SHORT PROBLEM
Copy exactly the lines from the beginning of the data down to and including the line holding "0.0059, -0.0002, -0.0002]", without any pictures.

AVAILABLE DATA
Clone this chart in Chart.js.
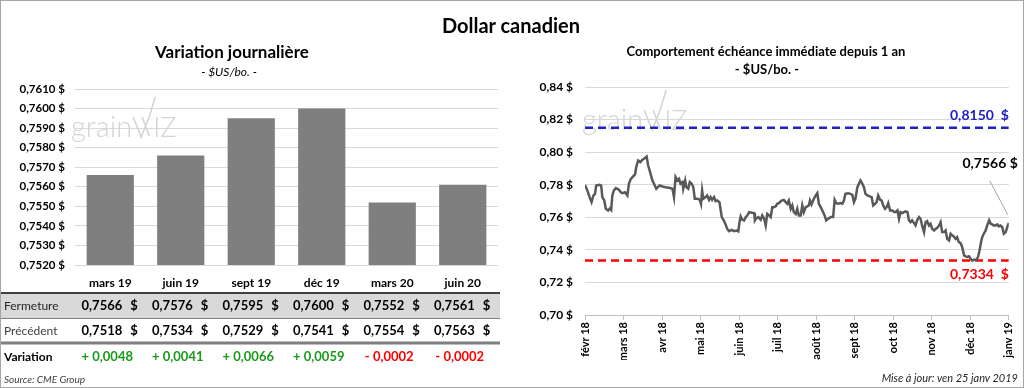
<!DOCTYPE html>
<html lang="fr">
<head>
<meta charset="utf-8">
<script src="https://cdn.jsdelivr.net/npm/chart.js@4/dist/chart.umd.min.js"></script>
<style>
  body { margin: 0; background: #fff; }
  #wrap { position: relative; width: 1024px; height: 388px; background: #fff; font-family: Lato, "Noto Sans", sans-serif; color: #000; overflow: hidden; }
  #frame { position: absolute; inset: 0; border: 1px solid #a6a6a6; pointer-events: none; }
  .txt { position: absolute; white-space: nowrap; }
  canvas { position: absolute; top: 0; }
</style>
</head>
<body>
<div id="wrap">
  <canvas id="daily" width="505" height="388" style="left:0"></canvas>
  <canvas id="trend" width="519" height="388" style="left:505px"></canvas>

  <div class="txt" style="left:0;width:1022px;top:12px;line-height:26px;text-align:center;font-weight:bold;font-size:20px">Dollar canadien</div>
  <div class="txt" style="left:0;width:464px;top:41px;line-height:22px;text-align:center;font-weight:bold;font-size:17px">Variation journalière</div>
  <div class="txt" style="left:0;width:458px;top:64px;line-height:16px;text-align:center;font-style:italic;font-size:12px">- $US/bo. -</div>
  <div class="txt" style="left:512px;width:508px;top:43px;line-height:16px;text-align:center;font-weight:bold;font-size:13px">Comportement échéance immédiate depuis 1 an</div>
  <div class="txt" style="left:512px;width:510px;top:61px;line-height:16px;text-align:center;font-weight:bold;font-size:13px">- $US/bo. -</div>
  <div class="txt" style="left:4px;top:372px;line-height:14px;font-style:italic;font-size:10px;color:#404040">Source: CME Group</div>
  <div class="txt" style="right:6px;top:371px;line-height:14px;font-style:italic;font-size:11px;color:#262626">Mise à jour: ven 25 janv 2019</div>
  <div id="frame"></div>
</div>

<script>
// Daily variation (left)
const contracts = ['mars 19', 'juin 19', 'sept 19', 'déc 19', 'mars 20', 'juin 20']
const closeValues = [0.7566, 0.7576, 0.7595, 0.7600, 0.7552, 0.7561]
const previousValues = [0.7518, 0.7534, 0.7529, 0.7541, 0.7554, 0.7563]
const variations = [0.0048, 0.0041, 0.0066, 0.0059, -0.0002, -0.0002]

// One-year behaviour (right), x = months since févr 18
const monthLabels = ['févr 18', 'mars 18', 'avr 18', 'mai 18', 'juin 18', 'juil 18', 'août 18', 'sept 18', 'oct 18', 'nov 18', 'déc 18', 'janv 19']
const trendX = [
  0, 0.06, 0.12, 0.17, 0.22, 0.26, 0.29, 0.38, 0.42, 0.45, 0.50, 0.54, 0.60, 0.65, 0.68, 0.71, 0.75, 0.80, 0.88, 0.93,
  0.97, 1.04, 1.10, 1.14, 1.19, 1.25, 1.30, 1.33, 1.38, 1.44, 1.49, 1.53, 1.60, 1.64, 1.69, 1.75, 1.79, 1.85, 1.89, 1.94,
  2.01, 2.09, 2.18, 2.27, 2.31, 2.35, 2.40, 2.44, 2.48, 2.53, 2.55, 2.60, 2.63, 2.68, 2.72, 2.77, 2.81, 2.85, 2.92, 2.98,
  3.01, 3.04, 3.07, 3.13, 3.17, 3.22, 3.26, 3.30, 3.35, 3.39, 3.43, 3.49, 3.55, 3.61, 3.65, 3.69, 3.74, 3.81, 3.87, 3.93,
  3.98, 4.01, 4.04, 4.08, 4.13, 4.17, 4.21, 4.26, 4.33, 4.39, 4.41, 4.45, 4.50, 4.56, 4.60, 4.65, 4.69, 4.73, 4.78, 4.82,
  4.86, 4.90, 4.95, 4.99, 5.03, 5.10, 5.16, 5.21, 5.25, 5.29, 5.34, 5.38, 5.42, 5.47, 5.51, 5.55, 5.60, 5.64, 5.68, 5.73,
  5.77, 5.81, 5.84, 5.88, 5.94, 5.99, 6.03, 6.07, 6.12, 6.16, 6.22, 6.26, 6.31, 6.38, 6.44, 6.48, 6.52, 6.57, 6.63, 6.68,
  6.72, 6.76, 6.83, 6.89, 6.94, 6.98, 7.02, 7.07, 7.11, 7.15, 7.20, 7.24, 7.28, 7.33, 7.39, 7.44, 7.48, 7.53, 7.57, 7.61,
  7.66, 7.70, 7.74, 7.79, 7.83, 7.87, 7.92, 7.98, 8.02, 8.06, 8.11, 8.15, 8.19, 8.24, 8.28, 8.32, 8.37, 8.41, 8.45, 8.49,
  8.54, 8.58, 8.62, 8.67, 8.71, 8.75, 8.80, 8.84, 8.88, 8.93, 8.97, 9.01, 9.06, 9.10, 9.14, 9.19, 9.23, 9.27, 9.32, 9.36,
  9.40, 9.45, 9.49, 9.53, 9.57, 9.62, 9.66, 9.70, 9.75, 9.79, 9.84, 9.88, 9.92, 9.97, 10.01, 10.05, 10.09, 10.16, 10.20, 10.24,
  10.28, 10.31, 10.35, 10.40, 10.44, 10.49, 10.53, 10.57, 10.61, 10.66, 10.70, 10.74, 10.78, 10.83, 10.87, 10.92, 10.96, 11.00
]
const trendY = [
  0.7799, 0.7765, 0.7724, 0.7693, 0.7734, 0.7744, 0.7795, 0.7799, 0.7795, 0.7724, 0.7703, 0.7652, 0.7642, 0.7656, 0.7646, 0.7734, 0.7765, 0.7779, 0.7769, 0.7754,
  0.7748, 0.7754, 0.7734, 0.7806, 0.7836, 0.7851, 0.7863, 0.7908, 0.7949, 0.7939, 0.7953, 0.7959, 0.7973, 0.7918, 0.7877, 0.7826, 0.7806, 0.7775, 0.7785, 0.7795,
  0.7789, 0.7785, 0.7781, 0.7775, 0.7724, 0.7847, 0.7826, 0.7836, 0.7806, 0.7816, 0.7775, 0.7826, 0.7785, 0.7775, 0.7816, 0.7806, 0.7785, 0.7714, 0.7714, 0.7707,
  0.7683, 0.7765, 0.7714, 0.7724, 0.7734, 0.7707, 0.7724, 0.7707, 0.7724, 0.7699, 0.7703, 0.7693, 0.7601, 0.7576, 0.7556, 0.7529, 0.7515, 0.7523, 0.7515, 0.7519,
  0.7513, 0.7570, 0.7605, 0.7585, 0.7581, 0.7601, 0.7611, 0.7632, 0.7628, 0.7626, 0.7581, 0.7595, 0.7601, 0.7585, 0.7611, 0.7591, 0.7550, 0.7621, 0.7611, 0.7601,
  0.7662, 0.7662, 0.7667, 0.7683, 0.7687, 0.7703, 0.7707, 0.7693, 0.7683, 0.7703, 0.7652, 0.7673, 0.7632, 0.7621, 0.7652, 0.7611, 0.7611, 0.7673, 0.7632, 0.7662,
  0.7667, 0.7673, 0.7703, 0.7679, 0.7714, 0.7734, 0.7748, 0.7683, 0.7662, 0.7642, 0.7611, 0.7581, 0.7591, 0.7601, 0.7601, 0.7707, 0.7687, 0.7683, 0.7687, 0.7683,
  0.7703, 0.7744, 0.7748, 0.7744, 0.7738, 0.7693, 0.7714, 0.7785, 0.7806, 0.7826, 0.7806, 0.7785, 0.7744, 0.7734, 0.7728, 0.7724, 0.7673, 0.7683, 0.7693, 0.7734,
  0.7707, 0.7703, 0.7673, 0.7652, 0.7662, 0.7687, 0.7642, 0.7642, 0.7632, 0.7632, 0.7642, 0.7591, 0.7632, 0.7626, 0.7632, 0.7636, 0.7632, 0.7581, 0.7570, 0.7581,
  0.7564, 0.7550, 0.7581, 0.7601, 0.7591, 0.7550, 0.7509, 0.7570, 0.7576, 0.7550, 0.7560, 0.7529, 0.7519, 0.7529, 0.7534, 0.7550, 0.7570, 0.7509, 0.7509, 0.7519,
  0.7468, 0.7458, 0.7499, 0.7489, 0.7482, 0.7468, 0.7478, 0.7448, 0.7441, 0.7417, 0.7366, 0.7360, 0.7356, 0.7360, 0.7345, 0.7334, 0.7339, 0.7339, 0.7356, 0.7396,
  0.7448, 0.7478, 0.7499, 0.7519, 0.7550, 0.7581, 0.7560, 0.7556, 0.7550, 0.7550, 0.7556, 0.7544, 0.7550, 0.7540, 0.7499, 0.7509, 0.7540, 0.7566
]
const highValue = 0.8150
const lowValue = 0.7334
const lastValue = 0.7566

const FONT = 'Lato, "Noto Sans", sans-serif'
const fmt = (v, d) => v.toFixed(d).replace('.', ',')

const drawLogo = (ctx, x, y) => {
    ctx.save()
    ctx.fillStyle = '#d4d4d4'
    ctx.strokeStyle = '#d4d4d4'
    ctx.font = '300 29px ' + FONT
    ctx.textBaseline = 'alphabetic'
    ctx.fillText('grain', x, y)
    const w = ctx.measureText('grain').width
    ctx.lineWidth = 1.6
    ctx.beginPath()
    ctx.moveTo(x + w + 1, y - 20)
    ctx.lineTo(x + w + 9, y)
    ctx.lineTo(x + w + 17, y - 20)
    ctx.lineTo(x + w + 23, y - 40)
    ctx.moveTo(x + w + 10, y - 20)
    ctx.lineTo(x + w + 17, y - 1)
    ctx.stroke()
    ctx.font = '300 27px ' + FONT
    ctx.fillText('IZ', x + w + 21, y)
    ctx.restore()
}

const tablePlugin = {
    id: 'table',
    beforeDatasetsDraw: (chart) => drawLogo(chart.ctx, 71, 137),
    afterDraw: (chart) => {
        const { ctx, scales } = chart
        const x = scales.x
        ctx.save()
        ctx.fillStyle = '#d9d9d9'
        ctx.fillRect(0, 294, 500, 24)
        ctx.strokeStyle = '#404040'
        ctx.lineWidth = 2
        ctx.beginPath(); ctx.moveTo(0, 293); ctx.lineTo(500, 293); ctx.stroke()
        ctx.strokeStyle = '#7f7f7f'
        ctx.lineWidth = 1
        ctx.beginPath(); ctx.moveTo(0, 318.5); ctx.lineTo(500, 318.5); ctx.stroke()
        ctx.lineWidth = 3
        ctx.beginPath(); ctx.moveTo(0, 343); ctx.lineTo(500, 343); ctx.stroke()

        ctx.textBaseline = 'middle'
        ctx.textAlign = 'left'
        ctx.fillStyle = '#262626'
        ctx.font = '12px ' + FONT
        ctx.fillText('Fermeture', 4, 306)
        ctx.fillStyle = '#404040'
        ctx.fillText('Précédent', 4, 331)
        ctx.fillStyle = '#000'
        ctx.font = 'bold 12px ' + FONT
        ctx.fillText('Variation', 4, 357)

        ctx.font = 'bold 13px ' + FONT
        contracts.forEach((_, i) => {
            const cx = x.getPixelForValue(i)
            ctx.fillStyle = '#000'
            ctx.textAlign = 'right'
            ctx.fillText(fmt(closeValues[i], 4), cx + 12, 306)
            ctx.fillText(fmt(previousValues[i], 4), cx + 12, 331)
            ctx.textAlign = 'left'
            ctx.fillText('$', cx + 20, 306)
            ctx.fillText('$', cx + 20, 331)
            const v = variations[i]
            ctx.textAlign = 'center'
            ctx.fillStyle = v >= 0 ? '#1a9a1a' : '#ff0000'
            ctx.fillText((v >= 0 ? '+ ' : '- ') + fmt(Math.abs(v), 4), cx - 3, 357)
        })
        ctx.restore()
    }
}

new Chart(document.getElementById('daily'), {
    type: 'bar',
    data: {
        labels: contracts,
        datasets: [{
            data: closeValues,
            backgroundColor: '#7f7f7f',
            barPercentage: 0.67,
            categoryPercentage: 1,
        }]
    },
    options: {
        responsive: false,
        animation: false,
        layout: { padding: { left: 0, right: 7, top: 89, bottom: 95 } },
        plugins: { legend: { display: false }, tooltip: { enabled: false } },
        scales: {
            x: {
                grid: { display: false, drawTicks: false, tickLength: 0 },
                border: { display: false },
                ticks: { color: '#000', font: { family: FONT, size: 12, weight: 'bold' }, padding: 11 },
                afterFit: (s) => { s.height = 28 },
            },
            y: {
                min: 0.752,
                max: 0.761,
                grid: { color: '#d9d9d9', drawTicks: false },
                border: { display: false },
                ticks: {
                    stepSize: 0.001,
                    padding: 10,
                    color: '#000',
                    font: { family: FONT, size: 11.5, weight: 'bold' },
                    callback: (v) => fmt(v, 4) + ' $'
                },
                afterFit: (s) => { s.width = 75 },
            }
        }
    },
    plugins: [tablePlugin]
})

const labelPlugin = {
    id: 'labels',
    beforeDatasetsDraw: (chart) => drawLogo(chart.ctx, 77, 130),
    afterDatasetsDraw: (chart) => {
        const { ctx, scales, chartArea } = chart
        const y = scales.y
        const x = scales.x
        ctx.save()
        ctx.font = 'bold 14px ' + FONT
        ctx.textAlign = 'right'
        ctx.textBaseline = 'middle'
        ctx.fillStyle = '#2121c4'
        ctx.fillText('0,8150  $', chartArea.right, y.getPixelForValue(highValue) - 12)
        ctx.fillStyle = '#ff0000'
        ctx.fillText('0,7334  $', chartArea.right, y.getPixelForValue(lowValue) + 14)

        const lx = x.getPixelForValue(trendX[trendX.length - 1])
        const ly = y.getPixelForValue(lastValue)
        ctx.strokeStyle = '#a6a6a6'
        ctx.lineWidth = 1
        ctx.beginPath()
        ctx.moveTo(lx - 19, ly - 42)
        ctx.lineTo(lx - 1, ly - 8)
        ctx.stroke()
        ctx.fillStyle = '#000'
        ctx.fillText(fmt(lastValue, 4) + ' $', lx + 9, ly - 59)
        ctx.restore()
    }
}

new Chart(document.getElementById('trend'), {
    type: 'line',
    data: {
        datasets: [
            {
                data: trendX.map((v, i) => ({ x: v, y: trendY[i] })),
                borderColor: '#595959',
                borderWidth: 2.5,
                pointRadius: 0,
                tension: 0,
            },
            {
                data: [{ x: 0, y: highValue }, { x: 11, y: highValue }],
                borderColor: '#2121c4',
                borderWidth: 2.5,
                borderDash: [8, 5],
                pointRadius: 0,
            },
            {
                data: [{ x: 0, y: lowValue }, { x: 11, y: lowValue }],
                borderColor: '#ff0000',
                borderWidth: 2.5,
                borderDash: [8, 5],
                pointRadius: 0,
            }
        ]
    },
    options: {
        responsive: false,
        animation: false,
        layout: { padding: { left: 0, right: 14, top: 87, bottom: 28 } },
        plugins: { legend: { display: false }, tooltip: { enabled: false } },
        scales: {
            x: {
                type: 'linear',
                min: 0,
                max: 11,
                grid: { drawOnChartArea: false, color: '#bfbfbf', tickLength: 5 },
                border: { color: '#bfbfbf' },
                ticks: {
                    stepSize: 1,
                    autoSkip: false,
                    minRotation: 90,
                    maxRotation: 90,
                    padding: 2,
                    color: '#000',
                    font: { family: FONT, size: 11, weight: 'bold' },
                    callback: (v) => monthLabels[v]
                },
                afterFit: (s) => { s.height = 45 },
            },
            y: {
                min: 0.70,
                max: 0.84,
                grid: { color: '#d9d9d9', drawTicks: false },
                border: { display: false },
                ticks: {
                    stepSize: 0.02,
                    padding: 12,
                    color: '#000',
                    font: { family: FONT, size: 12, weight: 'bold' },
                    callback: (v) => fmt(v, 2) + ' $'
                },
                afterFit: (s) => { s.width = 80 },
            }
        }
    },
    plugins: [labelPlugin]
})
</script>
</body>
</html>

OUTPUT OF THE TASK
Clone this chart in Chart.js.
<!DOCTYPE html>
<html lang="fr">
<head>
<meta charset="utf-8">
<script src="https://cdn.jsdelivr.net/npm/chart.js@4/dist/chart.umd.min.js"></script>
<style>
  body { margin: 0; background: #fff; }
  #wrap { position: relative; width: 1024px; height: 388px; background: #fff; font-family: Lato, "Noto Sans", sans-serif; color: #000; overflow: hidden; }
  #frame { position: absolute; inset: 0; border: 1px solid #a6a6a6; pointer-events: none; }
  .txt { position: absolute; white-space: nowrap; }
  canvas { position: absolute; top: 0; }
</style>
</head>
<body>
<div id="wrap">
  <canvas id="daily" width="505" height="388" style="left:0"></canvas>
  <canvas id="trend" width="519" height="388" style="left:505px"></canvas>

  <div class="txt" style="left:0;width:1022px;top:12px;line-height:26px;text-align:center;font-weight:bold;font-size:20px">Dollar canadien</div>
  <div class="txt" style="left:0;width:464px;top:41px;line-height:22px;text-align:center;font-weight:bold;font-size:17px">Variation journalière</div>
  <div class="txt" style="left:0;width:458px;top:64px;line-height:16px;text-align:center;font-style:italic;font-size:12px">- $US/bo. -</div>
  <div class="txt" style="left:512px;width:508px;top:43px;line-height:16px;text-align:center;font-weight:bold;font-size:13px">Comportement échéance immédiate depuis 1 an</div>
  <div class="txt" style="left:512px;width:510px;top:61px;line-height:16px;text-align:center;font-weight:bold;font-size:13px">- $US/bo. -</div>
  <div class="txt" style="left:4px;top:372px;line-height:14px;font-style:italic;font-size:10px;color:#404040">Source: CME Group</div>
  <div class="txt" style="right:6px;top:371px;line-height:14px;font-style:italic;font-size:11px;color:#262626">Mise à jour: ven 25 janv 2019</div>
  <div id="frame"></div>
</div>

<script>
// Daily variation (left)
const contracts = ['mars 19', 'juin 19', 'sept 19', 'déc 19', 'mars 20', 'juin 20']
const closeValues = [0.7566, 0.7576, 0.7595, 0.7600, 0.7552, 0.7561]
const previousValues = [0.7518, 0.7534, 0.7529, 0.7541, 0.7554, 0.7563]
const variations = [0.0048, 0.0041, 0.0066, 0.0059, -0.0002, -0.0002]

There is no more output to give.